In the Lahore High Court decision, two cross-suits concerning the same subject matter were filed simultaneously between the same parties. By contrast, the present case involved only one suit and a single judgment from the trial court. The first appeal to the Sadar Adalat also produced a single judgment, even though two sets of defendants filed separate appeals. In their appeal to the High Court, the plaintiffs impleaded all defendants as respondents, sought relief covering both appeals, and paid a consolidated court fee for the entire suit. It was well settled that where a single trial produced one finding and one decision, the existence of two decrees did not necessitate filing two separate appeals. Tek Chand J., in his judgment in Mst. Lachmi v. Mst. Bhuli (7), observed that the decisive factor was the matter in controversy, not the decree itself. He further explained that estoppel arose from a judgment, not from a decree, and therefore could not be invoked on the basis of the latter. According to his reasoning, res judicata applied only when two distinct suits existed; a simultaneous decision in two suits could not constitute a judgment in the former suit. Because the present matter involved a single suit, the principle of res judicata did not arise, and both decrees derived from the same judgment that addressed the entire suit.

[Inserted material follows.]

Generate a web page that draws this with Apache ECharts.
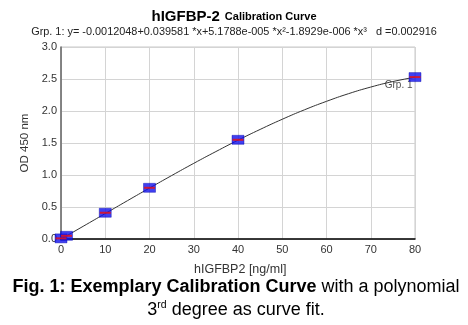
<!DOCTYPE html>
<html>
<head>
<meta charset="utf-8">
<script src="https://cdn.jsdelivr.net/npm/echarts@6/dist/echarts.min.js"></script>
<style>
  html, body { margin: 0; padding: 0; background: #fff; }
  #chart { width: 468px; height: 325px; }
</style>
</head>
<body>
<div id="chart"></div>
<script>
// Standards: concentration (ng/ml) and measured OD 450 nm
const stdConc = [0, 1.25, 10, 20, 40, 80];
const stdOD = [0.01, 0.05, 0.41, 0.80, 1.55, 2.53];

// Fitted calibration curve, sampled every 5 ng/ml
const fitConc = [0, 5, 10, 15, 20, 25, 30, 35, 40, 45, 50, 55, 60, 65, 70, 75, 80];
const fitOD = [-0.001, 0.198, 0.398, 0.598, 0.796, 0.991, 1.182, 1.366, 1.544, 1.712, 1.871, 2.018, 2.151, 2.271, 2.374, 2.460, 2.528];

// Curve label position
const curveLabel = [[76.3, 2.40]];

const yTicks = [0, 0.5, 1.0, 1.5, 2.0, 2.5, 3.0];
const xTicks = [0, 10, 20, 30, 40, 50, 60, 70, 80];

const pair = (xs, ys) => xs.map((x, i) => [x, ys[i]]);
const font = 'Liberation Sans, Arial, sans-serif';

const chart = echarts.init(document.getElementById('chart'), null, { renderer: 'canvas' });
chart.setOption({
  animation: false,
  backgroundColor: '#ffffff',
  title: [
    {
      text: '{a|hIGFBP-2} {b|Calibration Curve}',
      left: 'center', top: 3,
      textStyle: {
        rich: {
          a: { fontFamily: font, fontSize: 15, fontWeight: 'bold', color: '#000' },
          b: { fontFamily: font, fontSize: 11, fontWeight: 'bold', color: '#000' }
        }
      }
    },
    {
      text: 'Grp. 1: y= -0.0012048+0.039581 *x+5.1788e-005 *x\u00b2-1.8929e-006 *x\u00b3   d =0.002916',
      left: 'center', top: 21,
      textStyle: { fontFamily: font, fontSize: 10.9, fontWeight: 'normal', color: '#222' }
    },
    {
      text: 'hIGFBP2 [ng/ml]',
      left: 189, top: 258,
      textStyle: { fontFamily: font, fontSize: 12.5, fontWeight: 'normal', color: '#333' }
    }
  ],
  graphic: [
    {
      type: 'text', x: 236, y: 278,
      style: {
        text: '{b|Fig. 1: Exemplary Calibration Curve}{n| with a polynomial}',
        textAlign: 'center',
        rich: {
          b: { fontFamily: font, fontSize: 18, fontWeight: 'bold', fill: '#000' },
          n: { fontFamily: font, fontSize: 18, fill: '#000' }
        }
      }
    },
    {
      type: 'text', x: 236, y: 295,
      style: {
        text: '{n|3}{s|rd}{n| degree as curve fit.}',
        textAlign: 'center',
        rich: {
          n: { fontFamily: font, fontSize: 18, fill: '#000', height: 20 },
          s: { fontFamily: font, fontSize: 10.5, fill: '#000', verticalAlign: 'top', height: 20, padding: [0, 0, 10, 0] }
        }
      }
    }
  ],
  grid: { left: 61, right: 53, top: 47, bottom: 86, show: true, borderColor: '#c8c8c8', borderWidth: 1 },
  xAxis: {
    type: 'value', min: 0, max: 80, interval: 10,
    axisLine: { onZero: false, lineStyle: { color: '#000', width: 1.5 } },
    axisTick: { show: false },
    axisLabel: { fontFamily: font, fontSize: 11, color: '#333', margin: 5,
      formatter: v => xTicks.includes(v) ? String(v) : '' },
    splitLine: { lineStyle: { color: '#d4d4d4', width: 1 } }
  },
  yAxis: {
    type: 'value', min: 0, max: 3, interval: 0.5,
    name: 'OD 450 nm', nameLocation: 'middle', nameGap: 28,
    nameTextStyle: { fontFamily: font, fontSize: 11.5, color: '#333' },
    axisLine: { onZero: false, lineStyle: { color: '#666', width: 1.5 } },
    axisTick: { show: false },
    axisLabel: { fontFamily: font, fontSize: 11, color: '#333', margin: 4,
      formatter: v => yTicks.includes(v) ? v.toFixed(1) : '' },
    splitLine: { lineStyle: { color: '#d4d4d4', width: 1 } }
  },
  series: [
    {
      type: 'line', data: pair(fitConc, fitOD), smooth: true, symbol: 'none',
      lineStyle: { color: '#333', width: 1 }, z: 2
    },
    {
      type: 'scatter', data: curveLabel, symbolSize: 1,
      itemStyle: { color: 'rgba(0,0,0,0)' },
      label: { show: true, position: 'inside', formatter: 'Grp. 1',
        fontFamily: font, fontSize: 10, color: '#222' }, z: 2
    },
    {
      type: 'scatter', data: pair(stdConc, stdOD), symbol: 'rect', symbolSize: [12, 9],
      itemStyle: { color: '#1010ee', borderColor: '#0000aa', borderWidth: 0.5 }, z: 3
    },
    {
      type: 'scatter', data: pair(stdConc, stdOD), symbol: 'rect', symbolSize: [11, 2],
      itemStyle: { color: '#ee1010' }, z: 4
    }
  ]
});
</script>
</body>
</html>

In the matter, the Court found that no issue arose for the operation of the principle of res judicata. It held that a judgment could not continue to operate merely because it had been challenged in a separate appeal bearing a different number or because a copy of the judgment had been annexed to another appeal. Accordingly, the two decrees were regarded as a single decree. The Court further observed that the High Court had erred in refusing to accord the appellants the benefit of section 5 of the Limitation Act, since a conflict of decisions on that point existed not only in the State High Court but also among various High Courts across the country. Counsel for the appellants relied upon the authority in Appa v. Kachai Bayyan Kutti (2), which was found to be on all fours with the present facts. On that basis, the Court concluded that both appeals ought to be allowed and that the matter should be remanded to the High Court for adjudication on its merits. It directed that the costs of the appeals would follow the ultimate result of the proceedings. Consequently, the appeals were allowed. (1) A.I.R. 1927 Lah. 289. (2) A.I.R. 1932 Mad. 689.